A Limited Liability Partnership (LLP) is the form of the business where minimum two members are required and there is no limit on the maximum number of members. The liability of the members of an LLP is limited.
Comparison between OPC and LLP
There are few similarities as well as a few differences between the OPC and Limited Liability Partnership. Let us discuss both here for your better understanding.

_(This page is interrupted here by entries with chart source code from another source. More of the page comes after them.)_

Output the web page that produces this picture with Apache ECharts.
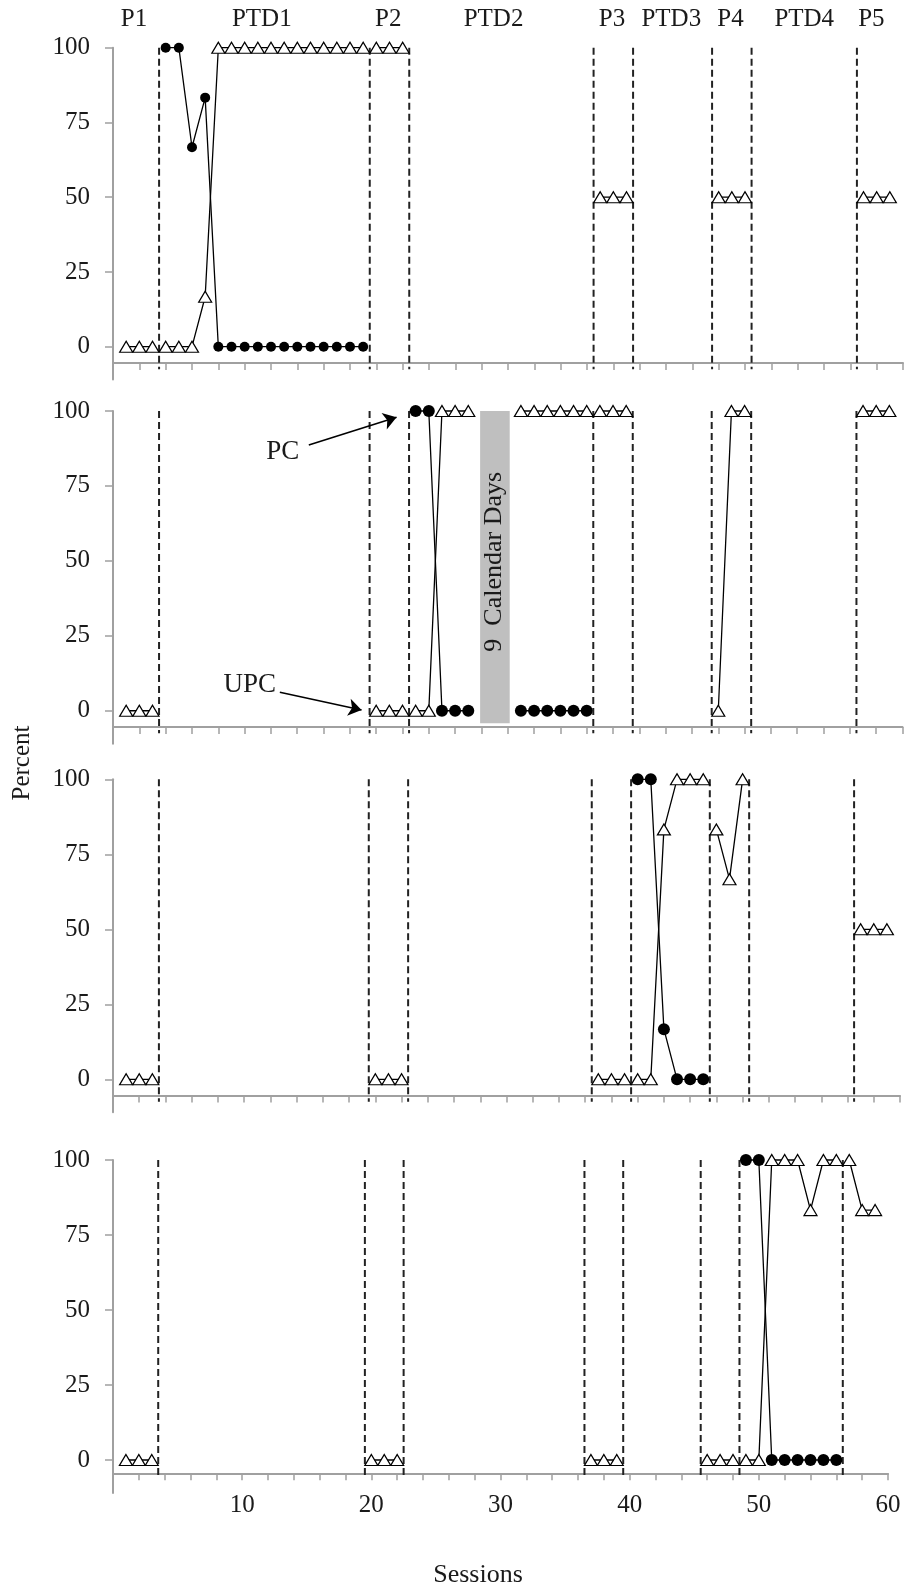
<!DOCTYPE html>
<html>
<head>
<meta charset="utf-8">
<title>PC / UPC by session</title>
<script src="https://cdn.jsdelivr.net/npm/echarts@6/dist/echarts.min.js"></script>
<style>
  html, body { margin: 0; padding: 0; background: #fff; }
  #main { width: 907px; height: 1591px; }
</style>
</head>
<body>
<div id="main"></div>
<script>
var N = null;
var sessions = [
  1, 2, 3, 4, 5, 6, 7, 8, 9, 10, 11, 12, 13, 14, 15, 16, 17, 18, 19, 20,
  21, 22, 23, 24, 25, 26, 27, 28, 29, 30, 31, 32, 33, 34, 35, 36, 37, 38, 39, 40,
  41, 42, 43, 44, 45, 46, 47, 48, 49, 50, 51, 52, 53, 54, 55, 56, 57, 58, 59, 60
];
// phase change lines, between sessions
var phaseLines = [3.5, 19.5, 22.5, 36.5, 39.5, 45.5, 48.5, 56.5];
var phaseNames = ["P1", "PTD1", "P2", "PTD2", "P3", "PTD3", "P4", "PTD4", "P5"];
var phaseLabelX = [1.6, 11.3, 20.9, 28.9, 37.9, 42.4, 46.9, 52.5, 57.6];
var phaseLabelY = 109.3;
var yTicks = [0, 25, 50, 75, 100];

// panel 1  (UPC = triangles, PC = circles)
var upc1 = [
  0, 0, 0, 0, 0, 0, 16.7, 100, 100, 100,
  100, 100, 100, 100, 100, 100, 100, 100, 100, 100,
  100, 100, N, N, N, N, N, N, N, N,
  N, N, N, N, N, N, 50, 50, 50, N,
  N, N, N, N, N, 50, 50, 50, N, N,
  N, N, N, N, N, N, 50, 50, 50, N
];
var pc1 = [
  N, N, N, 100, 100, 66.7, 83.3, 0, 0, 0,
  0, 0, 0, 0, 0, 0, 0, 0, 0, N,
  N, N, N, N, N, N, N, N, N, N,
  N, N, N, N, N, N, N, N, N, N,
  N, N, N, N, N, N, N, N, N, N,
  N, N, N, N, N, N, N, N, N, N
];
// panel 2
var upc2 = [
  0, 0, 0, N, N, N, N, N, N, N,
  N, N, N, N, N, N, N, N, N, 0,
  0, 0, 0, 0, 100, 100, 100, N, N, N,
  100, 100, 100, 100, 100, 100, 100, 100, 100, N,
  N, N, N, N, N, 0, 100, 100, N, N,
  N, N, N, N, N, N, 100, 100, 100, N
];
var pc2 = [
  N, N, N, N, N, N, N, N, N, N,
  N, N, N, N, N, N, N, N, N, N,
  N, N, 100, 100, 0, 0, 0, N, N, N,
  0, 0, 0, 0, 0, 0, N, N, N, N,
  N, N, N, N, N, N, N, N, N, N,
  N, N, N, N, N, N, N, N, N, N
];
// panel 3
var upc3 = [
  0, 0, 0, N, N, N, N, N, N, N,
  N, N, N, N, N, N, N, N, N, 0,
  0, 0, N, N, N, N, N, N, N, N,
  N, N, N, N, N, N, 0, 0, 0, 0,
  0, 83.3, 100, 100, 100, 83.3, 66.7, 100, N, N,
  N, N, N, N, N, N, 50, 50, 50, N
];
var pc3 = [
  N, N, N, N, N, N, N, N, N, N,
  N, N, N, N, N, N, N, N, N, N,
  N, N, N, N, N, N, N, N, N, N,
  N, N, N, N, N, N, N, N, N, 100,
  100, 16.7, 0, 0, 0, N, N, N, N, N,
  N, N, N, N, N, N, N, N, N, N
];
// panel 4
var upc4 = [
  0, 0, 0, N, N, N, N, N, N, N,
  N, N, N, N, N, N, N, N, N, 0,
  0, 0, N, N, N, N, N, N, N, N,
  N, N, N, N, N, N, 0, 0, 0, N,
  N, N, N, N, N, 0, 0, 0, 0, 0,
  100, 100, 100, 83.3, 100, 100, 100, 83.3, 83.3, N
];
var pc4 = [
  N, N, N, N, N, N, N, N, N, N,
  N, N, N, N, N, N, N, N, N, N,
  N, N, N, N, N, N, N, N, N, N,
  N, N, N, N, N, N, N, N, N, N,
  N, N, N, N, N, N, N, N, 100, 100,
  0, 0, 0, 0, 0, 0, N, N, N, N
];
var upcAll = [upc1, upc2, upc3, upc4];
var pcAll = [pc1, pc2, pc3, pc4];

// panel 2 annotations (data coords)
var notes = [
  { text: "PC", at: [12.9, 86.3] },
  { text: "UPC", at: [10.4, 8.6] }
];
var arrows = [
  [[14.88, 88.65], [21.55, 97.9]],
  [[12.68, 6.14], [18.89, 0.23]]
];
var gapFrom = 27.9, gapTo = 30.15, gapLow = -4.2, gapHigh = 101.5;
var gapText = "9  Calendar Days";
var gapTextAt = [29.0, 49.7];

// layout of the four stacked panels
var panels = [
  { top: 47.7, height: 331.9, right: 4, offset: -16.6, dot: 10, lineEnd: -7.5 },
  { top: 411, height: 332.7, right: 4.5, offset: -16.7, dot: 12, lineEnd: -7.5 },
  { top: 779.3, height: 333, right: 7, offset: -16.8, dot: 12, lineEnd: -7.5 },
  { top: 1160, height: 333, right: 19, offset: -19.7, dot: 12, lineEnd: -5.5 }
];

var FONT = "Liberation Serif";
var INK = "#1a1a1a";
var AXIS = "#a0a0a0";

function seriesData(vals) {
  var out = [];
  sessions.forEach(function (s, i) {
    if (phaseLines.indexOf(s - 0.5) >= 0) out.push([s - 0.5, null]);
    out.push([s, vals[i]]);
  });
  return out;
}

function phaseData(yEnd) {
  var out = [];
  phaseLines.forEach(function (x) {
    out.push([x, 100], [x, yEnd], [x, null]);
  });
  return out;
}

var grids = [], xAxes = [], yAxes = [], series = [];
panels.forEach(function (p, k) {
  grids.push({ left: 113, right: p.right, top: p.top, height: p.height, outerBoundsMode: "none" });
  xAxes.push({
    type: "value", gridIndex: k, min: 0, max: 60, interval: 2, offset: p.offset,
    axisLine: { show: true, onZero: false, lineStyle: { color: AXIS, width: 2 } },
    axisTick: { show: true, length: 7, lineStyle: { color: AXIS, width: 1.5 } },
    splitLine: { show: false },
    axisLabel: {
      show: k === 3, margin: 20, fontFamily: FONT, fontSize: 25, color: INK,
      showMinLabel: false, showMaxLabel: true,
      formatter: function (v) { return v % 10 === 0 && v > 0 ? String(v) : ""; }
    }
  });
  yAxes.push({
    type: "value", gridIndex: k, min: -11, max: 100,
    axisLine: { show: true, onZero: false, lineStyle: { color: AXIS, width: 2 } },
    axisTick: { show: true, length: 8, customValues: yTicks, lineStyle: { color: AXIS, width: 1.5 } },
    splitLine: { show: false },
    axisLabel: { customValues: yTicks, margin: 23, fontFamily: FONT, fontSize: 25, color: INK }
  });

  var phase = {
    type: "line", xAxisIndex: k, yAxisIndex: k, z: 1, silent: true, clip: false,
    symbol: "none", data: phaseData(p.lineEnd),
    lineStyle: { color: "#222", width: 2, type: [7, 4] }
  };
  if (k === 1) {
    phase.markArea = {
      silent: true,
      itemStyle: { color: "#bfbfbf" },
      data: [[{ coord: [gapFrom, gapHigh] }, { coord: [gapTo, gapLow] }]]
    };
    phase.markLine = {
      silent: true, symbol: ["none", "arrow"], symbolSize: 13,
      label: { show: false },
      lineStyle: { color: "#000", width: 1.6, type: "solid" },
      data: arrows.map(function (a) { return [{ coord: a[0] }, { coord: a[1] }]; })
    };
  }
  series.push(phase);

  series.push({
    name: "UPC", type: "line", xAxisIndex: k, yAxisIndex: k, z: 3, clip: false,
    data: seriesData(upcAll[k]), showAllSymbol: true,
    symbol: "triangle", symbolSize: [13, 11],
    itemStyle: { color: "#fff", borderColor: "#000", borderWidth: 1.2 },
    lineStyle: { color: "#000", width: 1.3 }
  });
  series.push({
    name: "PC", type: "line", xAxisIndex: k, yAxisIndex: k, z: 4, clip: false,
    data: seriesData(pcAll[k]), showAllSymbol: true,
    symbol: "circle", symbolSize: p.dot,
    itemStyle: { color: "#000", borderWidth: 0 },
    lineStyle: { color: "#000", width: 1.3 }
  });
});

var chart = echarts.init(document.getElementById("main"));
chart.setOption({
  animation: false,
  backgroundColor: "#fff",
  grid: grids,
  xAxis: xAxes,
  yAxis: yAxes,
  series: series
});

function txt(x, y, s, size, rot) {
  return {
    type: "text", x: x, y: y, rotation: rot || 0, silent: true, z: 10,
    style: {
      text: s, font: size + 'px "' + FONT + '"', fill: INK,
      align: "center", verticalAlign: "middle",
      textAlign: "center", textVerticalAlign: "middle"
    }
  };
}

var g = [];
phaseNames.forEach(function (n, i) {
  var pt = chart.convertToPixel({ gridIndex: 0 }, [phaseLabelX[i], phaseLabelY]);
  g.push(txt(pt[0], pt[1], n, 25));
});
notes.forEach(function (n) {
  var pt = chart.convertToPixel({ gridIndex: 1 }, n.at);
  g.push(txt(pt[0], pt[1], n.text, 27));
});
var gp = chart.convertToPixel({ gridIndex: 1 }, gapTextAt);
g.push(txt(gp[0], gp[1], gapText, 26, Math.PI / 2));
g.push(txt(22.3, 763, "Percent", 25, Math.PI / 2));
g.push(txt(478, 1575, "Sessions", 26));
chart.setOption({ graphic: { elements: g } });
</script>
</body>
</html>
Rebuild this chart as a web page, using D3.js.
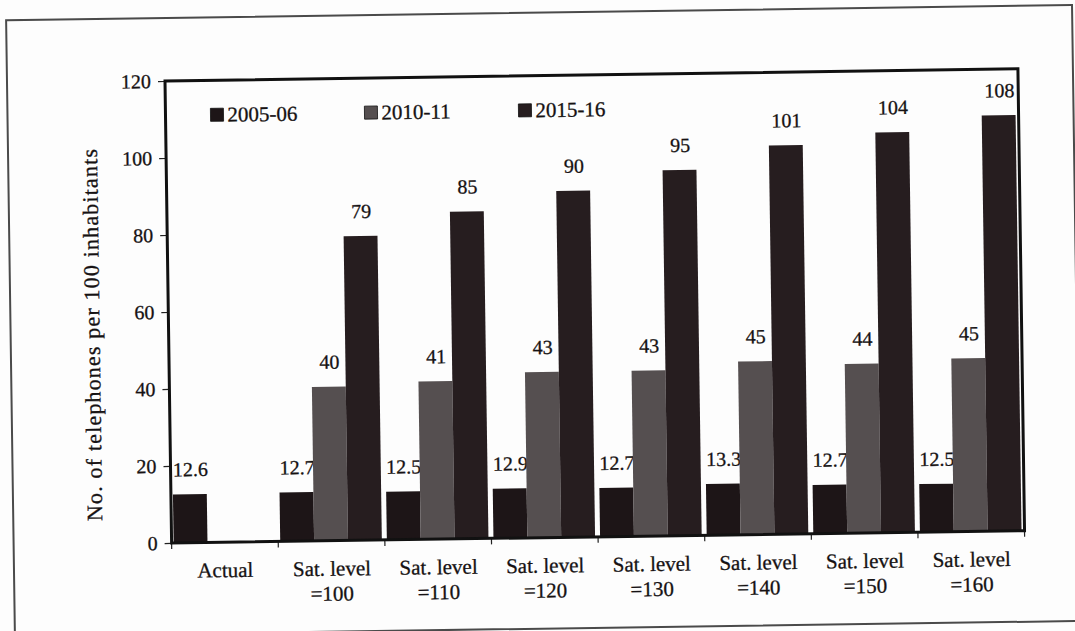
<!DOCTYPE html>
<html>
<head>
<meta charset="utf-8">
<script src="https://cdn.jsdelivr.net/npm/d3@7/dist/d3.min.js"></script>
<style>
  html, body { margin: 0; padding: 0; background: #fdfdfd; }
  svg { display: block; }
  svg text {
    font-family: "Liberation Serif", "Times New Roman", serif;
    fill: #161213;
    stroke: #161213;
    stroke-width: 0.3px;
  }
</style>
</head>
<body>
<svg id="chart" width="1075" height="631"></svg>
<script>
// Telephone density projections by saturation level
const categories = ["Actual", "Sat100", "Sat110", "Sat120", "Sat130", "Sat140", "Sat150", "Sat160"];
const categoryLines = [
  ["Actual"],
  ["Sat. level", "=100"],
  ["Sat. level", "=110"],
  ["Sat. level", "=120"],
  ["Sat. level", "=130"],
  ["Sat. level", "=140"],
  ["Sat. level", "=150"],
  ["Sat. level", "=160"]
];
const seriesNames = ["2005-06", "2010-11", "2015-16"];
const values2005 = [12.6, 12.7, 12.5, 12.9, 12.7, 13.3, 12.7, 12.5];
const values2010 = [null, 40, 41, 43, 43, 45, 44, 45];
const values2015 = [null, 79, 85, 90, 95, 101, 104, 108];
const yTicks = [0, 20, 40, 60, 80, 100, 120];
const seriesColors = ["#1d1517", "#554f50", "#261d1f"];

const seriesValues = [values2005, values2010, values2015];
const FONT = '"Liberation Serif", "Times New Roman", serif';

const svg = d3.select("#chart");
const plot = { left: 165, right: 1018, top: 81, bottom: 543 };

// the printed page sits slightly tilted
const page = svg.append("g")
  .attr("transform", `rotate(-0.82, ${plot.left}, ${plot.top})`)
  .attr("font-family", FONT);

// outer box
page.append("rect")
  .attr("x", 7).attr("y", 18)
  .attr("width", 1066).attr("height", 616)
  .attr("fill", "none")
  .attr("stroke", "#4a4a4a")
  .attr("stroke-width", 2);

const x = d3.scaleBand()
  .domain(categories)
  .range([plot.left, plot.right])
  .paddingInner(0).paddingOuter(0);

const xInner = d3.scaleBand()
  .domain(seriesNames)
  .range([2, x.bandwidth() - 3]);

const y = d3.scaleLinear()
  .domain([0, 120])
  .range([plot.bottom, plot.top]);

// y axis
const yAxis = page.append("g")
  .attr("transform", `translate(${plot.left},0)`)
  .call(d3.axisLeft(y).tickValues(yTicks).tickSize(7).tickPadding(7).tickFormat(d3.format("d")));
yAxis.attr("font-family", FONT).attr("font-size", 20);
yAxis.select(".domain").remove();
yAxis.selectAll(".tick line").attr("stroke", "#222").attr("stroke-width", 1.2);
yAxis.selectAll(".tick text").attr("fill", "#161213");

// x axis ticks at band edges
const xEdges = categories.map(c => x(c)).concat([plot.right]);
page.append("g").selectAll("line")
  .data(xEdges)
  .join("line")
  .attr("x1", d => d).attr("x2", d => d)
  .attr("y1", plot.bottom).attr("y2", plot.bottom + 6)
  .attr("stroke", "#222").attr("stroke-width", 1.2);

// category labels
const catG = page.append("g").attr("font-size", 21);
categoryLines.forEach((lines, i) => {
  const cx = x(categories[i]) + x.bandwidth() / 2;
  const t = catG.append("text")
    .attr("x", cx)
    .attr("y", plot.bottom + 35)
    .attr("text-anchor", "middle");
  lines.forEach((ln, j) => {
    t.append("tspan")
      .attr("x", cx)
      .attr("dy", j === 0 ? 0 : 25)
      .text(ln);
  });
});

// bars and value labels, one series at a time
seriesNames.forEach((name, si) => {
  const data = seriesValues[si]
    .map((v, i) => ({ cat: categories[i], v }))
    .filter(d => d.v !== null);
  const g = page.append("g");
  g.selectAll("rect")
    .data(data)
    .join("rect")
    .attr("x", d => x(d.cat) + xInner(name))
    .attr("y", d => y(d.v))
    .attr("width", xInner.bandwidth())
    .attr("height", d => y(0) - y(d.v))
    .attr("fill", seriesColors[si]);
  g.selectAll("text")
    .data(data)
    .join("text")
    .attr("x", d => x(d.cat) + xInner(name) + xInner.bandwidth() / 2 + 1)
    .attr("y", d => y(d.v) - 18)
    .attr("text-anchor", "middle")
    .attr("font-size", 20)
    .text(d => d.v);
});

// plot frame
page.append("rect")
  .attr("x", plot.left).attr("y", plot.top)
  .attr("width", plot.right - plot.left)
  .attr("height", plot.bottom - plot.top)
  .attr("fill", "none")
  .attr("stroke", "#111")
  .attr("stroke-width", 3);

// y axis title
page.append("text")
  .attr("transform", `translate(96, 334) rotate(-90)`)
  .attr("text-anchor", "middle")
  .attr("font-size", 22)
  .attr("textLength", 372)
  .attr("lengthAdjust", "spacing")
  .text("No. of telephones per 100 inhabitants");

// legend
const legendX = [210, 364, 518];
const legend = page.append("g").attr("font-size", 21);
seriesNames.forEach((name, i) => {
  legend.append("rect")
    .attr("x", legendX[i]).attr("y", 109)
    .attr("width", 13).attr("height", 13)
    .attr("fill", seriesColors[i])
    .attr("stroke", "#111").attr("stroke-width", 0.8);
  legend.append("text")
    .attr("x", legendX[i] + 17)
    .attr("y", 122.5)
    .text(name);
});
</script>
</body>
</html>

Points of Difference | One Person Company | Limited Liability Partnership |
---|---|---|
Applicability | The One Person Company is incorporated by the provisions of the Companies Act 2013. | The Limited Liablity Partnership is incorporated by the provisions of the Limited Liability Partnership Act 2008. |
Registering Authority | The registrar of the company (ROC) is the registering authority for the company. | The registrar of the LLP is the registering authority for the LLP |
Number of members | The numbers of members to start a One Person Company is only one. It is necessary to appoint a nominee in case of OPC. | The number of members required is two for the incorporation of the LLP, but there is no maximum limit in LLP. |
Minimum Capital | Earlier minimum paid-up capital requires Rs 1Lakh to start a Company. After the amendment in 2015, there is no minimum capital required for incorporation of OPC. | In the case of LLP, no specific minimum paid-up capital required. | Compliances | In OPC, the statutory compliances costs are more. It required to maintain compliance as per the Income Tax Act and the Companies Act. | In LLP, the statutory compliances costs are less. | penalty on non-compliance | Up to 1 lakh | Up to 5 lakhs |
Audit Requirements | For the One Person Company, auditing is must irrespective of the amount of the share capital. | When turnover exceeds Rs 40 Lakhs in LLP, the auditing is required or in the case when a capital contribution is above Rs 25 Lakhs. |
Conversion | The conversion of OPC is allowed to a Private Limited Company after 2 years of incorporation. | The conversion of LLP is not allowed in this case. |
Inheritance of Entity | The OPC also has the separate legal entity but requires the nominee at the time of incorporation. | The LLP has the separate legal entity as well as perpetual succession. |
Taxation Benefit | 1.Wealth tax is charged at 1%, and the surcharge is applicable.2.A loan to the director is taxable.3.No uniformity in the rates of minimum alternative tax. | 1.Surcharge and the Wealth-tax are not applicable .2.A loan to partners is not taxable.3.There is uniformity in the rate of minimum alternative tax. |
Transferability | There is only one shareholder In OPC; therefore, shares are not transferable. However, the transfer of shares can be done after an amendment in AOA. | By making a written agreement before the notary public in the case of LLP, the shares can be transferred. |
Dissolution | The closure is done when the individual company shareholder is not active. NOC is obtained from the creditors before winding up of OPC. | The LLP liquidator is appointed to file the copy of the order to Tribunal with the registrar for LLP’s winding up. |
Similarities Between One Person Company and Limited Liability Partnership
- Separate legal entity: Both of them have separate legal entity. That means OPC or LLP is treated as a different individual in the eyes of law.
- Benefits on taxes: To the both types of business structures tax benefits are given. The tax benefits would be 30% from the profits.
- Limited Liability: In case of OPC the Sole owner and in case of LLP, the liabilities of the partners would be limited.
- Registration Process: Both the types of businesses are required to be registered with the Ministry of Corporate Affairs.